On entrevoit déjà ici la solution du problème de l'organisation des chemins de fer par la formation de grandes Compagnies, la prolongation jusqu'au terme de quatre-vint-dix-neuf ans des concessions, et l'emploi, sur une vaste échelle, de la garantie d'intérêt.

 

Voilà, sans doute, ajoutait l'auteur, un système bien différent de celui qui a été suivi dans les dernières années où des concessions de chemins de fer ont été consenties. Mais quels ont été les résultats de ces mesures rigoureuses ?

 

Que sont devenues ces Compagnies avortées avant un travail quelconque, abandonnant leur cautionnement plutôt que de s'exposer à des pertes plus grandes et inévitables ?

 

Croit-on que quelques millions entrés par cette triste voie dans les coffres de l'État, y aient apporté un bénéfice réel ? (1)

 

(1) Les cautionnements ainsi abandonnés étaient ceux de la première Compagnie de Paris-Lyon, 10 millions; de Bordeaux à Cette, 11 millions; de Fampoux à Hazebrouck, 1500000 fr.

 

Mais, sans remonter à ces pénibles souvenirs, cherchons où sont aujourd'hui les meilleures, les plus fructueuses entreprises. Il n'en est pas une dont les titres d'emprunt (obligations) ne soient de beaucoup au-dessous du pair de 1000 francs. Cependant ces titres rapportent 50 francs d'intérêts ; cependant ces intérêts, fidèlement servis, sont toujours payés avant qu'un bénéfice quelconque soit distribué aux actionnaires.

 

Il y a donc nécessité et opportunité de relever le crédit des chemins de fer.

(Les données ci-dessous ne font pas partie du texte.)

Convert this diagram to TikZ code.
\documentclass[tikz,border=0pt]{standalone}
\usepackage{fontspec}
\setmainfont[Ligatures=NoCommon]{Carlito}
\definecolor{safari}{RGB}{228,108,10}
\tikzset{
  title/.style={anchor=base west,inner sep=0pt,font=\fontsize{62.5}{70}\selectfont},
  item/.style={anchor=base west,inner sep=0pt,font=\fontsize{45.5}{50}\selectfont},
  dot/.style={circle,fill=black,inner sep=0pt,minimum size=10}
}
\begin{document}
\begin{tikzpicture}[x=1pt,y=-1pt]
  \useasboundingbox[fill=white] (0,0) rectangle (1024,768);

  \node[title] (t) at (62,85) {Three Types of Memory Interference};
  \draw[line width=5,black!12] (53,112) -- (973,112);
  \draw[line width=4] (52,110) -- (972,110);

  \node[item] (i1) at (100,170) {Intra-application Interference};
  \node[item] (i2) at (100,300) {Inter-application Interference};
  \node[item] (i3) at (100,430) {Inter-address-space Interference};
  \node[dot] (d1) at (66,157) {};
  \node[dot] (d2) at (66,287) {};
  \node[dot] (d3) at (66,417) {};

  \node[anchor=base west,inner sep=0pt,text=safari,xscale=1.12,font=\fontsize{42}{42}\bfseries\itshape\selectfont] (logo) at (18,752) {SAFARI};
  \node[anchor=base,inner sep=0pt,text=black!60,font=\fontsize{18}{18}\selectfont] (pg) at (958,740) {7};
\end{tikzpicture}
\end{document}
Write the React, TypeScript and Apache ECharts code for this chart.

Maintenant, que l'on examine froidement, avec soin et maturité, les conséquences financières des mesures que nous proposons, et l'on reconnaîtra que, si elles imposent sur des dépenses effectuées des sacrifices considérables, elles ne grèvent le présent et l'avenir que de diminutions de recettes y annuelles peu importantes, ou d'éventualités de dépenses annuelles aussi, qui, assurément, sont loin d'égaler les sommes que l'État consacrerait à la construction et à l'exploitation des lignes encore à exécuter. L'esprit d'association, ranimé, encouragé, fera renaître la confiance et le travail ; il payera ainsi promptement sa dette de reconnaissance à la société entière.